Prev |
Guatemala 2000 A photo journal by David Booth |
Next | ||
What is this city like, the hub of a country dedicated to a decade of murder and centuries of abuse of its first people? Our first impressions were of streets filled with the ubiquitous automobile, of buses and trucks belching black diesel smoke, or horrendous traffic. Crossing streets and avenues required speed, agility and a watchful eye for no one was looking out for us. It is a city of few trees, of endless billboards and neon signs. It is a city ringed by poverty, by the uprooted and displaced who perch in cardboard shacks with corrugated roofs on the edges of ravines, unstable, close to disaster during the rainy season. It is a city whose "Central Park" is a bleak square, benchless where more men than women roam it, huddle around someone selling something. Where are the shady plazas of Mexico full of food musicians and in a timeless way? It is a city where people are very small compared to us, who walk quickly and do not smile. It is a city of few tourists where only hurry the joyless, harried people, the faceless and broken.
This was until recently, a city of fear where, unlike the countryside, the killings were clandestine, spurious. People "disappeared", their bodies tortured and turning up in vacant lots or never found again. It is a city within a country where most of its educated people have been exterminated: educators, students, labor leaders, journalists, clergy, anyone striving for justice, compassion and human rights.
We were given a tour by a young Mennonite man who has been living in the city to study human problems. He first took us to the great city dump. It is within an enormous ravine now about a third filled with garbage and landfill. Big garbage trucks thread their way to its deepest point and behind and beside them come the "dump people" carrying sticks and bags to salvage what they want and to gather what might be recycled or sold. Men, women, children, grandmothers, even toddlers thread their way up the dusty slope with bags strapped to their foreheads to bear the weight. Early in the morning the mothers rise to meet the food trucks and salvage breakfast for their families. These people are a society of the dump. Their school is the dump, their society is of the dump where elders who have worked it for years have access to the best before the others. They smell, they are social pariahs to the rest of the city. They live on the edges of the ravine in shacks that melt and fall away.

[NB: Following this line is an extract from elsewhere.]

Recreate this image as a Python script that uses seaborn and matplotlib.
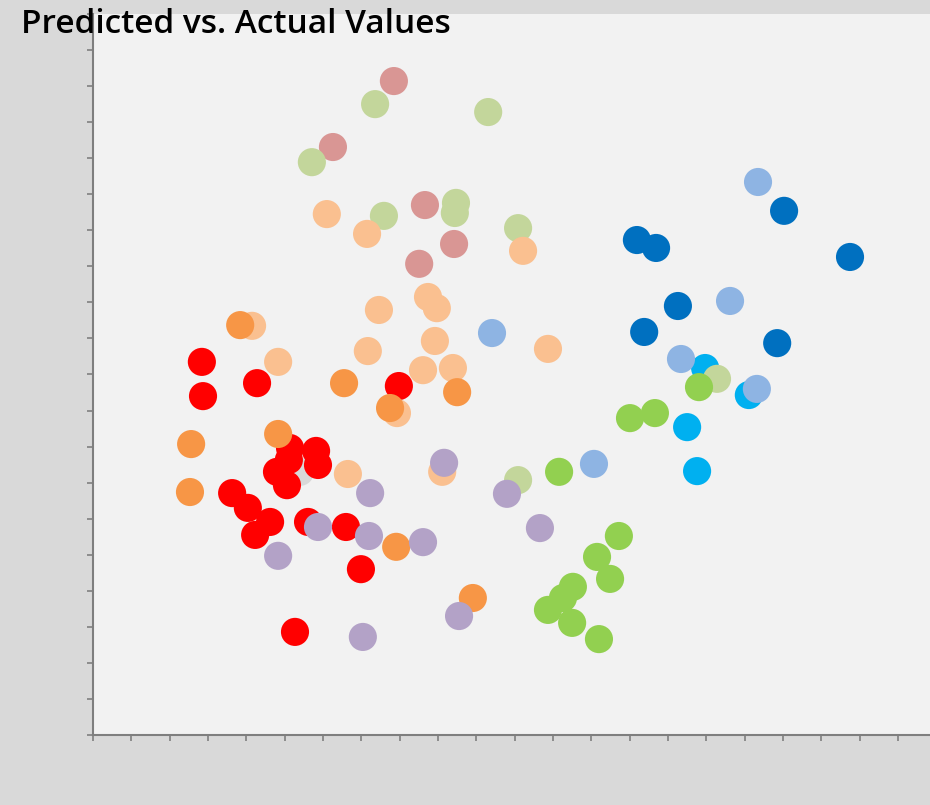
import matplotlib
matplotlib.use("Agg")
import matplotlib.pyplot as plt
import seaborn as sns
import pandas as pd
import numpy as np

# ---- data ----
gray_x = [5.40]
gray_y = [7.30]

red_x = [2.84, 2.87, 4.28, 7.98, 5.14, 5.82, 5.87, 5.11, 4.80, 5.06, 3.63, 4.04, 4.62, 4.23, 5.61, 6.60, 6.99, 5.27]
red_y = [10.35, 9.40, 9.76, 9.68, 7.96, 7.88, 7.49, 7.63, 7.30, 6.93, 6.71, 6.30, 5.91, 5.55, 5.91, 5.77, 4.60, 2.86]

lightred_x = [7.85, 6.26, 8.66, 9.42, 8.51]
lightred_y = [18.14, 16.31, 14.70, 13.62, 13.07]

darkblue_x = [14.19, 14.69, 18.03, 19.75, 15.26, 14.38, 17.85]
darkblue_y = [13.73, 13.51, 14.54, 13.26, 11.90, 11.18, 10.87]

cyan_x = [15.97, 17.11, 15.50, 15.76]
cyan_y = [10.18, 9.43, 8.54, 7.32]

lightgreen_x = [7.36, 10.31, 5.71, 7.59, 9.47, 9.44, 11.09, 11.09, 16.28]
lightgreen_y = [17.50, 17.28, 15.89, 14.40, 14.76, 14.48, 14.06, 7.07, 9.88]

lightorange_x = [4.15, 4.83, 6.10, 7.15, 7.46, 8.74, 8.97, 8.92, 7.17, 8.61, 9.39, 7.93, 6.65, 9.11, 11.22, 11.87]
lightorange_y = [11.35, 10.35, 14.45, 13.90, 11.79, 12.15, 11.84, 10.93, 10.65, 10.12, 10.18, 8.93, 7.24, 7.30, 13.43, 10.71]

lightblue_x = [17.35, 16.62, 15.34, 17.32, 13.07, 10.41]
lightblue_y = [15.34, 12.04, 10.43, 9.60, 7.52, 11.15]

green_x = [15.81, 14.01, 14.66, 12.16, 13.72, 13.15, 13.49, 12.52, 12.26, 11.87, 12.50, 13.20]
green_y = [9.65, 8.79, 8.93, 7.30, 5.52, 4.94, 4.33, 4.11, 3.80, 3.47, 3.11, 2.66]

orange_x = [3.84, 2.56, 2.53, 4.83, 6.55, 7.75, 9.50, 7.91, 9.91]
orange_y = [11.37, 8.07, 6.74, 8.35, 9.76, 9.07, 9.51, 5.22, 3.80]

purple_x = [9.16, 7.23, 5.87, 7.20, 8.61, 4.83, 7.04, 9.55, 10.80, 11.66]
purple_y = [7.55, 6.71, 5.77, 5.52, 5.35, 4.97, 2.72, 3.30, 6.69, 5.74]

title_text = "Predicted vs. Actual Values"

series = [
    ("gray", gray_x, gray_y, "#d9d9d9"),
    ("red", red_x, red_y, "#ff0000"),
    ("lightred", lightred_x, lightred_y, "#d99694"),
    ("darkblue", darkblue_x, darkblue_y, "#0070c0"),
    ("cyan", cyan_x, cyan_y, "#00b0f0"),
    ("lightgreen", lightgreen_x, lightgreen_y, "#c3d69b"),
    ("lightorange", lightorange_x, lightorange_y, "#fac090"),
    ("lightblue", lightblue_x, lightblue_y, "#8eb4e3"),
    ("green", green_x, green_y, "#92d050"),
    ("orange", orange_x, orange_y, "#f79646"),
    ("purple", purple_x, purple_y, "#b3a2c7"),
]

frames = [pd.DataFrame({"x": xs, "y": ys, "series": name}) for name, xs, ys, _ in series]
df = pd.concat(frames, ignore_index=True)
palette = {name: c for name, _, _, c in series}

sns.set_theme(style="white")
plt.rcParams['font.family'] = ['Open Sans', 'DejaVu Sans']

W, H = 930, 805
fig = plt.figure(figsize=(W / 100, H / 100), dpi=100)
fig.patch.set_facecolor("#d9d9d9")
ax = fig.add_axes([93 / W, (H - 735) / H, (W - 93) / W, (735 - 14) / H])
ax.set_facecolor("#f2f2f2")

sns.scatterplot(data=df, x="x", y="y", hue="series", palette=palette,
                s=410, linewidth=0, alpha=1, legend=False, ax=ax)

ax.set_xlim(0, 837 / 38.33)
ax.set_ylim(0, 20)
ax.set_xticks(np.arange(0, 22))
ax.set_yticks(np.arange(0, 21))
ax.set_xlabel("")
ax.set_ylabel("")
ax.tick_params(axis="both", which="major", direction="out", length=4.5,
               width=1.2, color="#7f7f7f", labelleft=False, labelbottom=False,
               left=True, bottom=True)
for side in ["top", "right"]:
    ax.spines[side].set_visible(False)
for side in ["left", "bottom"]:
    ax.spines[side].set_color("#7f7f7f")
    ax.spines[side].set_linewidth(1.5)

fig.text(21 / W, 1 - 33 / H, title_text, fontsize=24, fontweight="semibold",
         color="#000000", ha="left", va="baseline")

fig.savefig("out.png", dpi=100, facecolor=fig.get_facecolor())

We stand safe on a viewing platform above the dust and smell. Our eyes fill with grit. At night burning fires let noxious smog hang over the city. We wish we could talk to these people, learn of their lives.
In this city live also the very small percentage of very wealthy people. We go to zone 14 where live, on the edge of the city, ambassadors, city officials, business magnates. We could have been in Los Angeles amidst the manicured gardens and modern architecture and trees. Occasional national flags wave in the breeze, and here a hired gardener clips a hedge. But no one is about. It feels that even here exists a city of dread for crime, and robbery is rife. Across the valley on another ridge are two mansions built like fortresses with walls and razor wire. Defended against robbers or against retaliation from those who suffered the deeds of the oligarchy?
Our tour ended with the city graveyard, the cemetery for the rich and powerful culminating in the tomb for the family Castilio, an important Spanish family. It is a mausoleum with the head of a sphinx up front and four Egyptian figures supporting the cement roof and a modern abstract cross at the top. We wander among trees and sections for different nationalities such as German, Chinese, English. The middle class are allowed to keep bodies there for a five year rental. They are in drawers in a cement wall. Each drawer is ringed with flowers but after five years its resident has to be withdrawn and reburied in a common grave in another part of the city.